13. Construct 2-gram, 3-gram and 4-gram index for the following terms:
a. banana
b. pineapple
c. computer
d. programming
e. elephant
f. Database
14. Calculate the Levenshtein distance between the following pair of words:
a. kitten and sitting
b. intention and execution
c. robot and orbit
d. power and flower
Unit 2
Text Categorization and Filtering:
1. Define text categorization and explain its importance in information retrieval
systems. Discuss the challenges associated with text categorization.
2. Discuss the Naive Bayes algorithm for text classification. How does it work, and
what are its assumptions?
3. Explain Support Vector Machines (SVM) and their application in text categorization.
How does SVM handle text classification tasks?
4. Compare and contrast the Naive Bayes and Support Vector Machines (SVM)
algorithms for text classification. Highlight their strengths and weaknesses.
5. Describe feature selection and dimensionality reduction techniques used in text
categorization. Why are these techniques important?
6. Discuss the applications of text categorization and filtering in real-world scenarios
such as spam detection, sentiment analysis, and news categorization.
Learning to Rank
1. Explain the concept of learning to rank and its importance in search engine result
ranking.
2. Discuss algorithms and techniques used in learning to rank for Information Retrieval.
Explain the principles behind RankSVM, RankBoost, and their application in ranking
search results.
3. Compare and contrast pairwise and listwise learning to rank approaches. Discuss
their advantages and limitations.
4. Explain evaluation metrics used to assess the performance of learning to rank
algorithms. Discuss metrics such as Mean Average Precision (MAP), Normalized
Discounted Cumulative Gain (NDCG), and Precision at K (P@K).

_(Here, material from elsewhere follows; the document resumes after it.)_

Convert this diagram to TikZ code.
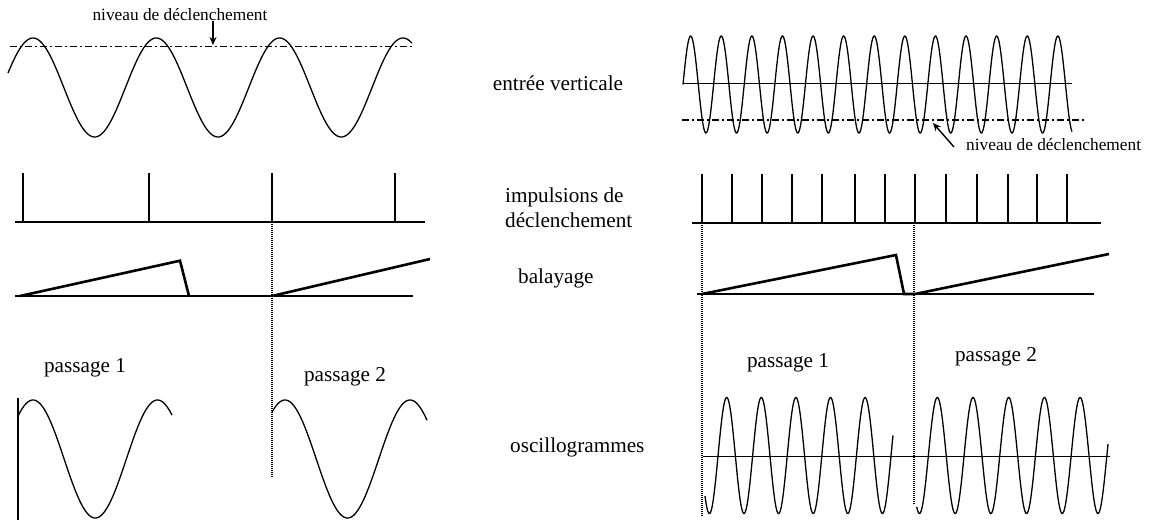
\documentclass[tikz,border=0pt]{standalone}
\usepackage{fontspec}
\setmainfont{Liberation Serif}
\usetikzlibrary{arrows.meta}
\begin{document}
\begin{tikzpicture}[x=1pt,y=-1pt,
  wave/.style={line width=1.3pt},
  pulse/.style={line width=2pt},
  ramp/.style={line width=2.6pt, line join=miter},
  base/.style={line width=1.6pt},
  axis/.style={line width=0.8pt},
  trig/.style={line width=1.4pt, dash pattern=on 7pt off 3pt on 2pt off 3pt},
  guide/.style={line width=1.2pt, dash pattern=on 1pt off 1pt},
  lab/.style={font=\fontsize{21.2}{25}\selectfont, inner sep=0pt},
  small/.style={font=\fontsize{17.3}{20}\selectfont, inner sep=0pt},
  pointer/.style={line width=1.4pt, -{Stealth[length=8pt,width=7pt]}}]
\useasboundingbox (0,0) rectangle (1152,520);

% ---------- labels in the middle ----------
\node[lab] (entree) at (558,83) {entrée verticale};
\node[lab, anchor=west] (imp1) at (505,197) {impulsions de};
\node[lab, anchor=west] (imp2) at (505,220) {déclenchement};
\node[lab, anchor=west] (bal) at (518,278) {balayage};
\node[lab, anchor=west] (osc) at (510,447) {oscillogrammes};

% ---------- left column ----------
\node[small] (trigL) at (180,15) {niveau de déclenchement};
\coordinate (trigLtip) at (213,45);
\draw[pointer] (trigL.south -| trigLtip) -- (trigLtip);
\draw[trig] (10,46.5) -- (413,46.5);
\draw[wave] plot[domain=8:412, samples=300] (\x, {87.5-49.5*cos((360/123.3)*(\x-33))});

\draw[base] (15,222) -- (425,222);
\foreach \p in {23,149,272,395} \draw[pulse] (\p,222) -- (\p,173);

\draw[base] (15,296) -- (413,296);
\draw[ramp] (20,296) -- (180,260.7) -- (189,296);
\draw[ramp] (272,296) -- (430,259);

\draw[guide] (272,222) -- (272,477);

\node[lab] (pL1) at (85,368) {passage 1};
\node[lab] (pL2) at (345,377) {passage 2};
\draw[wave] (18,398) -- (18,520);
\draw[wave] plot[domain=18:172, samples=200] (\x, {459-59*cos((360/124.5)*(\x-33))});
\draw[wave] plot[domain=272:427, samples=200] (\x, {459-59*cos((360/125)*(\x-285))});

% ---------- right column ----------
\draw[axis] (683,83) -- (1072,83);
\draw[trig] (682,120) -- (1085,120);
\draw[wave] plot[domain=683:1072, samples=600] (\x, {84.5-48.5*sin((360/30.6)*(\x-683))});
\node[small, anchor=west] (trigR) at (966,145) {niveau de déclenchement};
\coordinate (trigRtip) at (933,123);
\draw[pointer] ([xshift=-12pt,yshift=-2pt]trigR.west) -- (trigRtip);

\draw[base] (692,223) -- (1101,223);
\foreach \p in {702,732,762,792.3,822.3,855,885.3,915,946,976.7,1007.7,1036.7,1067.3}
  \draw[pulse] (\p,223) -- (\p,174);

\draw[base] (697,294) -- (1094,294);
\draw[ramp] (702,294) -- (896,255) -- (904,294) -- (915,294);
\draw[ramp] (915,294) -- (1109,254);

\draw[guide] (702,223) -- (702,517);
\draw[guide] (914,223) -- (914,505);

\node[lab] (pR1) at (788,363) {passage 1};
\node[lab] (pR2) at (996,357) {passage 2};
\draw[axis] (703,456) -- (1110,456);
\draw[wave] plot[domain=705:893, samples=400] (\x, {455.5-58*cos((360/34.6)*(\x-726.7))});
\draw[wave] plot[domain=916.7:1108, samples=400] (\x, {455.5-58*cos((360/35.7)*(\x-937.3))});
\end{tikzpicture}
\end{document}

5. Discuss the role of supervised learning techniques in learning to rank and their
impact on search engine result quality.
6. How does supervised learning for ranking differ from traditional relevance feedback
methods in Information Retrieval? Discuss their respective advantages and
limitations.
7. Describe the process of feature selection and extraction in learning to rank. What are
the key features used to train ranking models, and how are they selected or
engineered?
Numerical Questions
1. Consider a simplified web graph with the following link structure:
• Page A has links to pages B, C, and D.
• Page B has links to pages C and E.
• Page C has links to pages A and D.
• Page D has a link to page E.
• Page E has a link to page A.
Using the initial authority and hub scores of 1 for all pages, calculate the authority and
hub
scores for each page after one/two iteration(s) of the HITS algorithm.
Text Summarization:
1. Explain the difference between extractive and abstractive text summarization
methods. Compare their advantages and disadvantages.
2. Describe common techniques used in extractive text summarization, such as
graph-based methods and sentence scoring approaches.
3. Discuss challenges in abstractive text summarization and recent advancements in
neural network-based approaches.
4. Discuss common evaluation metrics used to assess the quality of text summaries,
such as ROUGE and BLEU. Explain how these metrics measure the similarity
between generated summaries and reference summaries.
Question Answering:
1. Discuss different approaches for question answering in information retrieval,
including keyword-based, document retrieval, and passage retrieval methods.
2. Explain how natural language processing techniques such as Named Entity
Recognition (NER) and semantic parsing contribute to question answering systems.
3. Provide examples of question answering systems and evaluate their effectiveness in
providing precise answers.
4. Discuss the challenges associated with question answering, including ambiguity
resolution, answer validation, and handling of incomplete or noisy queries.
Recommender Systems:
1. Define collaborative filtering and content-based filtering in recommender systems.
Compare their strengths and weaknesses.
2. Explain how collaborative filtering algorithms such as user-based and item-based
methods work. Discuss techniques to address the cold start problem in collaborative
filtering.
3. Describe content-based filtering approaches, including feature extraction and
similarity measures used in content-based recommendation systems.